Addiction ruins so many lives. And like other serious diseases, it does not choose an age, gender, socioeconomic status, and whatnot. Even the most renowned figures in history, like Sigmund Freud and Carl Sagan, admitted to using drugs and becoming addicted to them. And in the modern world, Hollywood celebrities seem to be somewhat prone to substance abuse.
If left untreated, addiction will cause a series of long-term problems, and the condition will be harder to cure.
Fortunately, many addicts who recovered have great stories to tell. Some of them even became successful entrepreneurs while in recovery. But considering the effects of addiction on the brain, how likely is one to become a responsible citizen again after completing rehabilitation? It is well-known that ex-addicts can go into relapse. So how long should they wait before returning to work or starting a business?
The Effects of Addiction on the Brain
Methamphetamine, or simply meth, is one of the most abused drugs. It can cause progressive and sometimes profound brain damage. As such, rehabilitating meth users will have different results depending on their usage. But the treatment techniques definitely help eliminate cravings and improve mental health.
The ability to reverse the effects of meth depends on where the damage occurred. The symptoms will likely wane if it affects an area where other brain cells can compensate. But if the damage otherwise occurred in areas where the cells are more specialized, recovery will be challenging, if not impossible.

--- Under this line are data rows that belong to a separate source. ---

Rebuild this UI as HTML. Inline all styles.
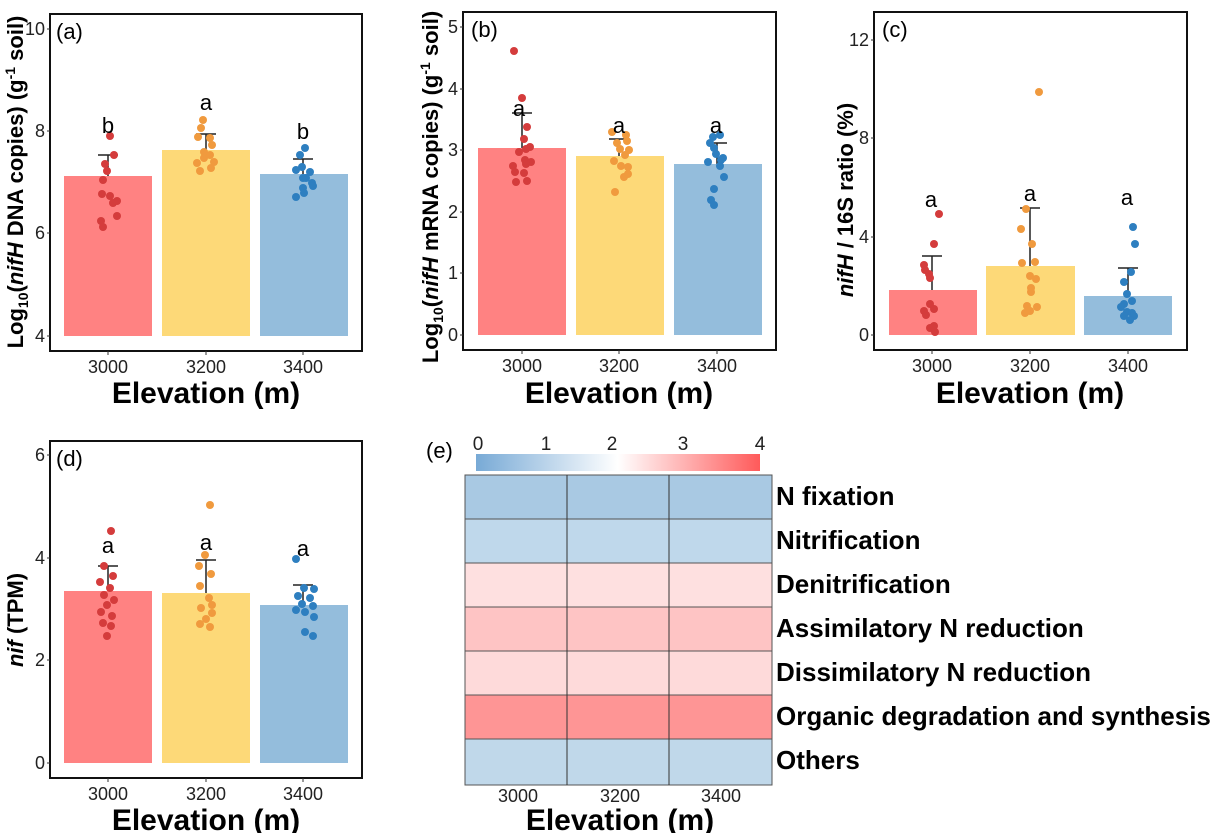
<!DOCTYPE html>
<html><head><meta charset="utf-8"><style>
body{margin:0;background:#fff}
svg text{font-family:"Liberation Sans",Arial,sans-serif}
.t{font-size:18px;fill:#222}
.xl{font-size:30px;font-weight:bold}
.yl{font-size:22px;font-weight:bold}
.lt{font-size:22px}
.rl{font-size:26px;font-weight:bold}
</style></head><body>
<svg width="1213" height="833" viewBox="0 0 1213 833" xmlns="http://www.w3.org/2000/svg">
<!-- Panel a -->
<rect x="50" y="14" width="312" height="337" fill="none" stroke="#111" stroke-width="2"/>
<g class="t" text-anchor="end"><text x="45" y="35">10</text><text x="45" y="137">8</text><text x="45" y="239">6</text><text x="45" y="342">4</text></g>
<g stroke="#333"><line x1="47" y1="29" x2="50" y2="29"/><line x1="47" y1="131" x2="50" y2="131"/><line x1="47" y1="233" x2="50" y2="233"/><line x1="47" y1="336" x2="50" y2="336"/><line x1="108" y1="351" x2="108" y2="355"/><line x1="206" y1="351" x2="206" y2="355"/><line x1="303" y1="351" x2="303" y2="355"/></g>
<rect x="64" y="176" width="88" height="160" fill="#ff8282"/>
<rect x="162" y="150" width="88" height="186" fill="#fdd978"/>
<rect x="260" y="174" width="88" height="162" fill="#94bddc"/>
<g stroke="#222" stroke-width="1.5"><path d="M108 176V155M98 155H118M206 150V134M196 134H216M303 174V159M293 159H313"/></g>
<g fill="#d43c3c"><circle cx="110" cy="136" r="4"/><circle cx="114" cy="155" r="4"/><circle cx="105" cy="164" r="4"/><circle cx="107" cy="171" r="4"/><circle cx="103" cy="180" r="4"/><circle cx="102" cy="194" r="4"/><circle cx="110" cy="196" r="4"/><circle cx="113" cy="203" r="4"/><circle cx="117" cy="201" r="4"/><circle cx="117" cy="216" r="4"/><circle cx="101" cy="221" r="4"/><circle cx="103" cy="227" r="4"/></g>
<g fill="#f09a3e"><circle cx="203" cy="120" r="4"/><circle cx="201" cy="128" r="4"/><circle cx="198" cy="137" r="4"/><circle cx="210" cy="138" r="4"/><circle cx="212" cy="145" r="4"/><circle cx="204" cy="152" r="4"/><circle cx="210" cy="155" r="4"/><circle cx="197" cy="163" r="4"/><circle cx="214" cy="162" r="4"/><circle cx="200" cy="171" r="4"/><circle cx="211" cy="168" r="4"/><circle cx="204" cy="158" r="4"/></g>
<g fill="#2e7fc0"><circle cx="305" cy="148" r="4"/><circle cx="300" cy="155" r="4"/><circle cx="302" cy="167" r="4"/><circle cx="296" cy="170" r="4"/><circle cx="310" cy="172" r="4"/><circle cx="306" cy="178" r="4"/><circle cx="303" cy="178" r="4"/><circle cx="312" cy="183" r="4"/><circle cx="303" cy="188" r="4"/><circle cx="313" cy="186" r="4"/><circle cx="304" cy="193" r="4"/><circle cx="296" cy="197" r="4"/></g>
<g class="lt" text-anchor="middle"><text x="108" y="133">b</text><text x="206" y="110">a</text><text x="303" y="139">b</text></g>
<text x="56" y="39" class="lt">(a)</text>
<g class="t" text-anchor="middle"><text x="108" y="373">3000</text><text x="206" y="373">3200</text><text x="303" y="373">3400</text></g>
<text x="206" y="403" class="xl" text-anchor="middle">Elevation (m)</text>
<text transform="translate(23,182) rotate(-90)" class="yl" text-anchor="middle">Log<tspan font-size="14" dy="5">10</tspan><tspan dy="-5">(</tspan><tspan font-style="italic">nifH</tspan> DNA copies) (g<tspan font-size="14" dy="-8">-1</tspan><tspan dy="8"> soil)</tspan></text>

<!-- Panel b -->
<rect x="463" y="12" width="313" height="338" fill="none" stroke="#111" stroke-width="2"/>
<g class="t" text-anchor="end"><text x="458" y="33">5</text><text x="458" y="95">4</text><text x="458" y="156">3</text><text x="458" y="218">2</text><text x="458" y="279">1</text><text x="458" y="341">0</text></g>
<g stroke="#333"><path d="M460 27H463M460 89H463M460 150H463M460 212H463M460 273H463M460 335H463M522 350V354M619 350V354M717 350V354"/></g>
<rect x="478" y="148" width="88" height="187" fill="#ff8282"/>
<rect x="576" y="156" width="88" height="179" fill="#fdd978"/>
<rect x="674" y="164" width="88" height="171" fill="#94bddc"/>
<g stroke="#222" stroke-width="1.5"><path d="M522 148V113M512 113H532M619 156V139M609 139H629M717 164V143M707 143H727"/></g>
<g fill="#d43c3c"><circle cx="514" cy="51" r="4"/><circle cx="522" cy="98" r="4"/><circle cx="527" cy="127" r="4"/><circle cx="524" cy="139" r="4"/><circle cx="530" cy="147" r="4"/><circle cx="526" cy="149" r="4"/><circle cx="519" cy="152" r="4"/><circle cx="525" cy="160" r="4"/><circle cx="531" cy="162" r="4"/><circle cx="526" cy="164" r="4"/><circle cx="513" cy="166" r="4"/><circle cx="515" cy="172" r="4"/><circle cx="524" cy="173" r="4"/><circle cx="516" cy="182" r="4"/><circle cx="527" cy="181" r="4"/></g>
<g fill="#f09a3e"><circle cx="612" cy="132" r="4"/><circle cx="626" cy="135" r="4"/><circle cx="617" cy="143" r="4"/><circle cx="627" cy="141" r="4"/><circle cx="620" cy="149" r="4"/><circle cx="629" cy="150" r="4"/><circle cx="625" cy="155" r="4"/><circle cx="614" cy="161" r="4"/><circle cx="621" cy="166" r="4"/><circle cx="628" cy="167" r="4"/><circle cx="628" cy="174" r="4"/><circle cx="624" cy="177" r="4"/><circle cx="615" cy="192" r="4"/></g>
<g fill="#2e7fc0"><circle cx="713" cy="137" r="4"/><circle cx="720" cy="135" r="4"/><circle cx="710" cy="143" r="4"/><circle cx="714" cy="148" r="4"/><circle cx="716" cy="154" r="4"/><circle cx="723" cy="158" r="4"/><circle cx="721" cy="160" r="4"/><circle cx="708" cy="162" r="4"/><circle cx="720" cy="166" r="4"/><circle cx="724" cy="177" r="4"/><circle cx="714" cy="189" r="4"/><circle cx="711" cy="200" r="4"/><circle cx="714" cy="205" r="4"/></g>
<g class="lt" text-anchor="middle"><text x="519" y="116">a</text><text x="619" y="133">a</text><text x="716" y="133">a</text></g>
<text x="471" y="37" class="lt">(b)</text>
<g class="t" text-anchor="middle"><text x="522" y="372">3000</text><text x="619" y="372">3200</text><text x="717" y="372">3400</text></g>
<text x="619" y="403" class="xl" text-anchor="middle">Elevation (m)</text>
<text transform="translate(438,187) rotate(-90)" class="yl" text-anchor="middle">Log<tspan font-size="14" dy="5">10</tspan><tspan dy="-5">(</tspan><tspan font-style="italic">nifH</tspan> mRNA copies) (g<tspan font-size="14" dy="-8">-1</tspan><tspan dy="8"> soil)</tspan></text>

<!-- Panel c -->
<rect x="874" y="12" width="313" height="338" fill="none" stroke="#111" stroke-width="2"/>
<g class="t" text-anchor="end"><text x="869" y="46">12</text><text x="869" y="144">8</text><text x="869" y="243">4</text><text x="869" y="341">0</text></g>
<g stroke="#333"><path d="M871 40H874M871 138H874M871 237H874M871 335H874M932 350V354M1030 350V354M1128 350V354"/></g>
<rect x="889" y="290" width="88" height="45" fill="#ff8282"/>
<rect x="986" y="266" width="89" height="69" fill="#fdd978"/>
<rect x="1084" y="296" width="88" height="39" fill="#94bddc"/>
<g stroke="#222" stroke-width="1.5"><path d="M932 290V256M922 256H942M1030 266V208M1020 208H1040M1128 296V268M1118 268H1138"/></g>
<g fill="#d43c3c"><circle cx="939" cy="214" r="4"/><circle cx="934" cy="244" r="4"/><circle cx="924" cy="265" r="4"/><circle cx="925" cy="270" r="4"/><circle cx="929" cy="274" r="4"/><circle cx="930" cy="278" r="4"/><circle cx="930" cy="304" r="4"/><circle cx="934" cy="309" r="4"/><circle cx="924" cy="311" r="4"/><circle cx="926" cy="315" r="4"/><circle cx="930" cy="328" r="4"/><circle cx="934" cy="326" r="4"/><circle cx="935" cy="332" r="4"/></g>
<g fill="#f09a3e"><circle cx="1039" cy="92" r="4"/><circle cx="1026" cy="209" r="4"/><circle cx="1021" cy="229" r="4"/><circle cx="1032" cy="244" r="4"/><circle cx="1022" cy="263" r="4"/><circle cx="1035" cy="262" r="4"/><circle cx="1030" cy="276" r="4"/><circle cx="1036" cy="279" r="4"/><circle cx="1031" cy="288" r="4"/><circle cx="1031" cy="292" r="4"/><circle cx="1027" cy="306" r="4"/><circle cx="1037" cy="307" r="4"/><circle cx="1025" cy="313" r="4"/><circle cx="1030" cy="311" r="4"/></g>
<g fill="#2e7fc0"><circle cx="1133" cy="227" r="4"/><circle cx="1135" cy="244" r="4"/><circle cx="1131" cy="272" r="4"/><circle cx="1124" cy="282" r="4"/><circle cx="1127" cy="294" r="4"/><circle cx="1132" cy="301" r="4"/><circle cx="1124" cy="304" r="4"/><circle cx="1121" cy="307" r="4"/><circle cx="1127" cy="312" r="4"/><circle cx="1132" cy="313" r="4"/><circle cx="1124" cy="316" r="4"/><circle cx="1134" cy="316" r="4"/><circle cx="1130" cy="320" r="4"/></g>
<g class="lt" text-anchor="middle"><text x="931" y="207">a</text><text x="1030" y="201">a</text><text x="1127" y="205">a</text></g>
<text x="882" y="37" class="lt">(c)</text>
<g class="t" text-anchor="middle"><text x="932" y="372">3000</text><text x="1030" y="372">3200</text><text x="1128" y="372">3400</text></g>
<text x="1030" y="403" class="xl" text-anchor="middle">Elevation (m)</text>
<text transform="translate(853,200) rotate(-90)" class="yl" text-anchor="middle"><tspan font-style="italic">nifH</tspan> / 16S ratio (%)</text>

<!-- Panel d -->
<rect x="50" y="441" width="312" height="337" fill="none" stroke="#111" stroke-width="2"/>
<g class="t" text-anchor="end"><text x="45" y="461">6</text><text x="45" y="564">4</text><text x="45" y="666">2</text><text x="45" y="769">0</text></g>
<g stroke="#333"><path d="M47 455H50M47 558H50M47 660H50M47 763H50M108 778V782M206 778V782M303 778V782"/></g>
<rect x="64" y="591" width="88" height="172" fill="#ff8282"/>
<rect x="162" y="593" width="88" height="170" fill="#fdd978"/>
<rect x="260" y="605" width="88" height="158" fill="#94bddc"/>
<g stroke="#222" stroke-width="1.5"><path d="M108 591V566M98 566H118M206 593V560M196 560H216M303 605V585M293 585H313"/></g>
<g fill="#d43c3c"><circle cx="111" cy="531" r="4"/><circle cx="104" cy="566" r="4"/><circle cx="113" cy="576" r="4"/><circle cx="100" cy="582" r="4"/><circle cx="110" cy="588" r="4"/><circle cx="104" cy="595" r="4"/><circle cx="114" cy="600" r="4"/><circle cx="107" cy="605" r="4"/><circle cx="101" cy="612" r="4"/><circle cx="112" cy="616" r="4"/><circle cx="103" cy="623" r="4"/><circle cx="111" cy="626" r="4"/><circle cx="107" cy="636" r="4"/></g>
<g fill="#f09a3e"><circle cx="210" cy="505" r="4"/><circle cx="205" cy="555" r="4"/><circle cx="199" cy="566" r="4"/><circle cx="211" cy="574" r="4"/><circle cx="200" cy="586" r="4"/><circle cx="209" cy="598" r="4"/><circle cx="212" cy="605" r="4"/><circle cx="201" cy="608" r="4"/><circle cx="212" cy="613" r="4"/><circle cx="206" cy="619" r="4"/><circle cx="200" cy="624" r="4"/><circle cx="210" cy="627" r="4"/></g>
<g fill="#2e7fc0"><circle cx="296" cy="559" r="4"/><circle cx="304" cy="588" r="4"/><circle cx="314" cy="589" r="4"/><circle cx="298" cy="596" r="4"/><circle cx="310" cy="598" r="4"/><circle cx="302" cy="604" r="4"/><circle cx="313" cy="606" r="4"/><circle cx="296" cy="610" r="4"/><circle cx="305" cy="612" r="4"/><circle cx="314" cy="617" r="4"/><circle cx="305" cy="632" r="4"/><circle cx="313" cy="636" r="4"/></g>
<g class="lt" text-anchor="middle"><text x="108" y="553">a</text><text x="206" y="550">a</text><text x="303" y="556">a</text></g>
<text x="56" y="466" class="lt">(d)</text>
<g class="t" text-anchor="middle"><text x="108" y="800">3000</text><text x="206" y="800">3200</text><text x="303" y="800">3400</text></g>
<text x="206" y="830" class="xl" text-anchor="middle">Elevation (m)</text>
<text transform="translate(23,620) rotate(-90)" class="yl" text-anchor="middle"><tspan font-style="italic">nif</tspan> (TPM)</text>

<!-- Panel e -->
<defs><linearGradient id="cb" x1="0" x2="1"><stop offset="0" stop-color="#78aad6"/><stop offset="0.5" stop-color="#ffffff"/><stop offset="1" stop-color="#ff5a5a"/></linearGradient></defs>
<text x="426" y="458" class="lt">(e)</text>
<rect x="476" y="454" width="284" height="17" fill="url(#cb)"/>
<g class="t" text-anchor="middle" style="font-size:19px"><text x="478" y="450">0</text><text x="546" y="450">1</text><text x="612" y="450">2</text><text x="683" y="450">3</text><text x="760" y="450">4</text></g>
<g stroke="#555" stroke-width="1">
<rect x="465" y="475" width="307" height="44" fill="#a9c9e3"/>
<rect x="465" y="519" width="307" height="44" fill="#bfd8eb"/>
<rect x="465" y="563" width="307" height="44" fill="#fee0e0"/>
<rect x="465" y="607" width="307" height="44" fill="#fec4c4"/>
<rect x="465" y="651" width="307" height="44" fill="#fedada"/>
<rect x="465" y="695" width="307" height="44" fill="#fe9595"/>
<rect x="465" y="739" width="307" height="46" fill="#c0d8ea"/>
<path d="M567 475V785M669 475V785" stroke="#333"/>
</g>
<g class="rl"><text x="776" y="505">N fixation</text><text x="776" y="549">Nitrification</text><text x="776" y="593">Denitrification</text><text x="776" y="637">Assimilatory N reduction</text><text x="776" y="681">Dissimilatory N reduction</text><text x="776" y="725">Organic degradation and synthesis</text><text x="776" y="769">Others</text></g>
<g class="t" text-anchor="middle"><text x="518" y="802">3000</text><text x="620" y="802">3200</text><text x="721" y="802">3400</text></g>
<text x="620" y="830" class="xl" text-anchor="middle">Elevation (m)</text>
</svg>
</body></html>
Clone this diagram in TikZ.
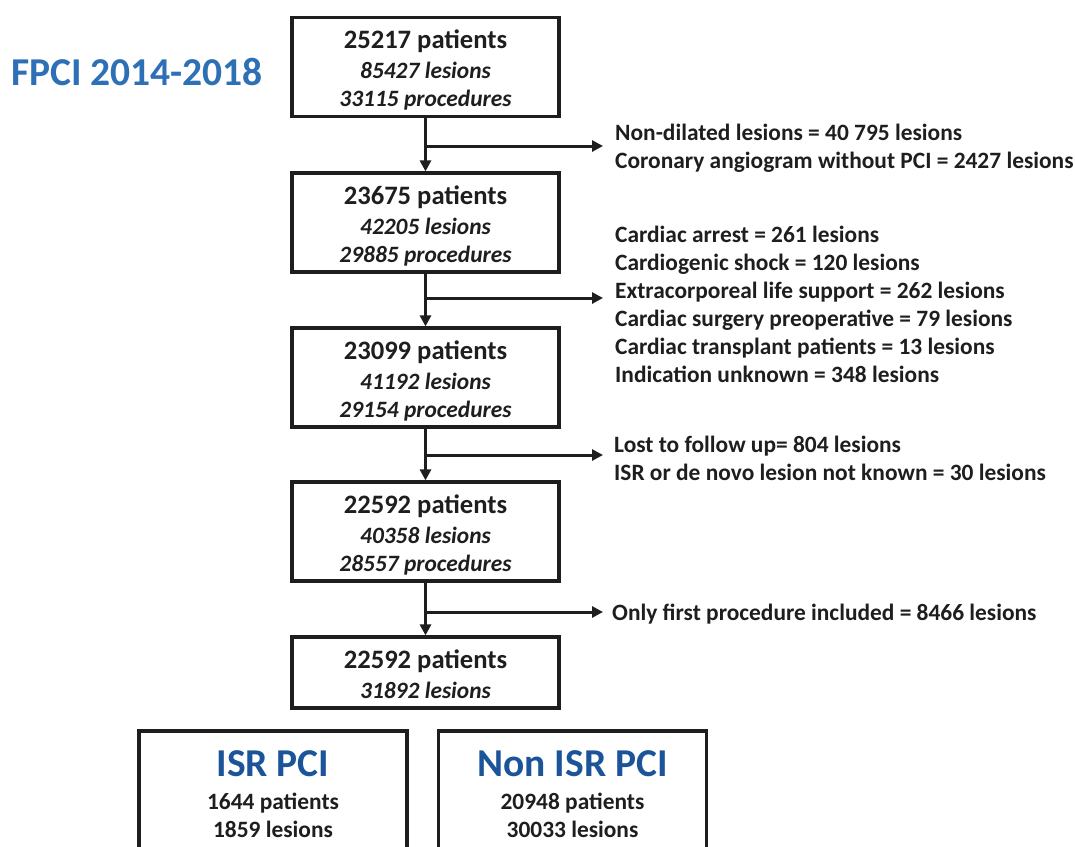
\documentclass[tikz,border=0pt]{standalone}
\usepackage{fontspec}
\setmainfont{Carlito}
\usetikzlibrary{arrows.meta}
\definecolor{fpciblue}{RGB}{46,112,182}
\definecolor{isrblue}{RGB}{28,84,154}
\definecolor{ink}{RGB}{30,30,30}
\tikzset{
  box/.style={draw=ink, line width=3.2pt, minimum width=267pt, minimum height=99pt, inner sep=0pt},
  lastbox/.style={box, minimum height=71pt},
  grp/.style={draw=ink, line width=3.2pt, minimum width=268pt, minimum height=150pt, inner sep=0pt},
  arr/.style={draw=ink, line width=3pt, -{Triangle[length=11pt,width=11pt]}},
  ttl/.style={anchor=base, inner sep=0pt, text=ink, font=\fontsize{26.6}{30}\selectfont\bfseries},
  sub/.style={anchor=base, inner sep=0pt, text=ink, font=\fontsize{23.4}{28}\selectfont\bfseries\itshape},
  side/.style={anchor=base west, inner sep=0pt, text=ink, font=\fontsize{23.4}{28}\selectfont\bfseries},
  plain/.style={anchor=base, inner sep=0pt, text=ink, font=\fontsize{23.4}{28}\selectfont\bfseries},
  big/.style={anchor=base, inner sep=0pt, font=\fontsize{39.5}{44}\selectfont\bfseries},
}
\begin{document}
\begin{tikzpicture}[x=1pt,y=-1pt]
\clip (0,0) rectangle (1075,846);
\fill[white] (0,0) rectangle (1075,846);

\node[big, anchor=base west, text=fpciblue] (title) at (11,85) {FPCI 2014-2018};

% main boxes
\node[box] (b1) at (425.5,67) {};
\node[box] (b2) at (425.5,222.5) {};
\node[box] (b3) at (425.5,377.5) {};
\node[box] (b4) at (425.5,531.5) {};
\node[lastbox] (b5) at (425.5,672.5) {};

\node[ttl] (t1a) at (425.5,48) {25217 patients};
\node[sub] (t1b) at (425.5,78) {85427 lesions};
\node[sub] (t1c) at (425.5,106) {33115 procedures};

\node[ttl] (t2a) at (425.5,204) {23675 patients};
\node[sub] (t2b) at (425.5,234) {42205 lesions};
\node[sub] (t2c) at (425.5,262) {29885 procedures};

\node[ttl] (t3a) at (425.5,359) {23099 patients};
\node[sub] (t3b) at (425.5,389) {41192 lesions};
\node[sub] (t3c) at (425.5,417) {29154 procedures};

\node[ttl] (t4a) at (425.5,513) {22592 patients};
\node[sub] (t4b) at (425.5,543) {40358 lesions};
\node[sub] (t4c) at (425.5,571) {28557 procedures};

\node[ttl] (t5a) at (425.5,668) {22592 patients};
\node[sub] (t5b) at (425.5,698) {31892 lesions};

% vertical arrows
\draw[arr] (b1.south) -- (b2.north);
\draw[arr] (b2.south) -- (b3.north);
\draw[arr] (b3.south) -- (b4.north);
\draw[arr] (b4.south) -- (b5.north);

% branch arrows
\coordinate (j1) at (425.5,146);
\coordinate (e1) at (603,146);
\coordinate (j2) at (425.5,298);
\coordinate (e2) at (603,298);
\coordinate (j3) at (425.5,455);
\coordinate (e3) at (603,455);
\coordinate (j4) at (425.5,612);
\coordinate (e4) at (603,612);
\draw[arr] (j1) -- (e1);
\draw[arr] (j2) -- (e2);
\draw[arr] (j3) -- (e3);
\draw[arr] (j4) -- (e4);

% side texts
\node[side] (s1a) at (615,140) {Non-dilated lesions = 40 795 lesions};
\node[side] (s1b) at (615,168) {Coronary angiogram without PCI = 2427 lesions};

\node[side] (s2a) at (615,242) {Cardiac arrest = 261 lesions};
\node[side] (s2b) at (615,270) {Cardiogenic shock = 120 lesions};
\node[side] (s2c) at (615,298) {Extracorporeal life support = 262 lesions};
\node[side] (s2d) at (615,326) {Cardiac surgery preoperative = 79 lesions};
\node[side] (s2e) at (615,354) {Cardiac transplant patients = 13 lesions};
\node[side] (s2f) at (615,382) {Indication unknown = 348 lesions};

\node[side] (s3a) at (614,452) {Lost to follow up= 804 lesions};
\node[side] (s3b) at (614,480) {ISR or de novo lesion not known = 30 lesions};

\node[side] (s4a) at (612,620) {Only first procedure included = 8466 lesions};

% bottom groups
\node[grp] (isr) at (273,806) {};
\node[grp] (non) at (572.5,806) {};
\node[big, text=isrblue] (isrt) at (273,776) {ISR PCI};
\node[plain] (isra) at (273,809) {1644 patients};
\node[plain] (isrb) at (273,837) {1859 lesions};
\node[big, text=isrblue] (nont) at (572.5,776) {Non ISR PCI};
\node[plain] (nona) at (572.5,809) {20948 patients};
\node[plain] (nonb) at (572.5,837) {30033 lesions};
\end{tikzpicture}
\end{document}
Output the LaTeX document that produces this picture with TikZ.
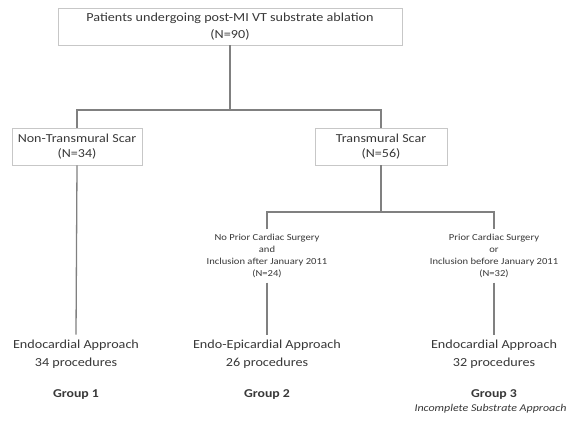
\documentclass[tikz,border=0pt]{standalone}
\usepackage{fontspec}
\setmainfont{Carlito}[FakeStretch=1.15]
\begin{document}
\begin{tikzpicture}[x=1pt,y=-1pt,
  box/.style={draw=black!22,line width=0.9pt,fill=white,inner sep=0pt,text=black!78,align=center},
  txt/.style={inner sep=0pt,outer ysep=5pt,text=black!78,align=center},
  conn/.style={draw=black!50,line width=1.3pt}]
\useasboundingbox[fill=white] (0,0) rectangle (569,420);
\node[box,minimum width=344pt,minimum height=37pt,font=\fontsize{12.3}{17}\selectfont] (top) at (230,26.5) {Patients undergoing post-MI VT substrate ablation\\(N=90)};
\node[box,minimum width=130pt,minimum height=37pt,font=\fontsize{12.2}{15}\selectfont] (nt) at (77,146.5) {Non-Transmural Scar\\(N=34)};
\node[box,minimum width=132pt,minimum height=37pt,font=\fontsize{12.2}{15}\selectfont] (tr) at (381,146.5) {Transmural Scar\\(N=56)};
\node[txt,font=\fontsize{9.2}{11.8}\selectfont] (c2) at (267,256) {No Prior Cardiac Surgery\\and\\Inclusion after January 2011\\(N=24)};
\node[txt,font=\fontsize{9.2}{11.8}\selectfont] (c3) at (494,256) {Prior Cardiac Surgery\\or\\Inclusion before January 2011\\(N=32)};
\node[txt,font=\fontsize{12.3}{18}\selectfont] (e1) at (76,354) {Endocardial Approach\\34 procedures};
\node[txt,font=\fontsize{12.3}{18}\selectfont] (e2) at (267,354) {Endo-Epicardial Approach\\26 procedures};
\node[txt,font=\fontsize{12.3}{18}\selectfont] (e3) at (494,354) {Endocardial Approach\\32 procedures};
\node[txt,font=\bfseries\fontsize{12}{14}\selectfont] (g1) at (76,395) {Group 1};
\node[txt,font=\bfseries\fontsize{12}{14}\selectfont] (g2) at (267,395) {Group 2};
\node[txt,font=\bfseries\fontsize{12}{14}\selectfont] (g3) at (494,395) {Group 3};
\node[txt,font=\itshape\fontsize{10.4}{12}\selectfont] (g3b) at (490.5,409) {Incomplete Substrate Approach};
\coordinate (s1) at (230,110);
\coordinate (s2) at (381,212);
\draw[conn] (top.south) -- (s1);
\draw[conn] (nt.north) |- (s1) -| (tr.north);
\draw[conn] (tr.south) -- (s2);
\draw[conn] (c2.north) |- (s2) -| (c3.north);
\draw[conn] (nt.south) -- (e1.north);
\draw[conn] (c2.south) -- (e2.north);
\draw[conn] (c3.south) -- (e3.north);
\end{tikzpicture}
\end{document}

Some examples of brain damage from meth are acute neurotransmitter changes, brain cell death, and the rewiring of the brain’s reward system. Changes in the neurotransmitters alter a person’s moods, making them more prone to anger, rage, irritability, depression, anxiety, and insomnia. If the brain’s reward system is rewired, the person will continue craving the drug after they quit. And lastly, brain cell death can affect self-control, possibly resulting in psychiatric symptoms.
These problems make a meth addict a risky person regarding employment or managing a business. But is ridding them of work or business opportunities the right way to deal with them?
The Stigma Toward Addiction
Sometimes, it’s not the person’s history of addiction that makes them relapse. Instead, it’s the stigma. If they continue to experience prejudice in their workplace, families, or relationships, they will seek comfort from somewhere or something, which could be the addictive substance.
So if you have an employee trying to overcome addiction, show support instead of stigma. Let them know that you support their recovery journey. Keep your doors open for them because chances are they’d love to go back to your company and make up for the problems they’ve caused.
If a recovering addict has approached you because of a business they’d like to start, hear what they have to say. A history of addiction doesn’t make someone automatically unfit to be a business owner. There are at least ten entrepreneurs who started their ventures while in recovery. Those include Seth Leaf Pruzansky, the founder of Tourmaline Spring. He was a heroin addict. Patrick Henigan is another one, and he started Jacksonville Fitness Academy after overcoming opiate addiction.
Ex-addicts can start a business that helps people like them. For example, Dr. Harold Jonas, who also went through heroin addiction, started Sober Network, Inc. It’s a digital solutions company that addresses the multiple and varying needs of recovering addicts.
Therefore, help break the stigma toward ex-addicts. Prejudice won’t help them stay on track with their recovery. It’s okay to keep an eye on them or express your concerns. They’d understand where you’re coming from because they also know their triggers. But closing your doors on them is never a solution.
Activities for Recovering Addicts
If someone you know has recovered from addiction but isn’t ready to work yet, recommend some therapeutic activities. Those with an artistic flair can participate in art therapy or just create artwork on their own. It would boost their brain function and give them something good to focus on. Ex-addicts who are on the more logical and analytical side can try brainteasers. It would spark their problem-solving and critical thinking skills.
Therapeutic activities can help ex-addicts prepare for going back to society. As a result, they’d regain the ability to become productive employees or competent business owners. The journey won’t be easy for them, but their employers, support group, and loved ones should be patient and encouraging. Constantly reminding them of their addiction won’t help. What they need is your faith because chances are their faith in themselves is fragile. But if you continue believing in them, they’ll mold themselves into the responsible employee or business owner that you envision them to be.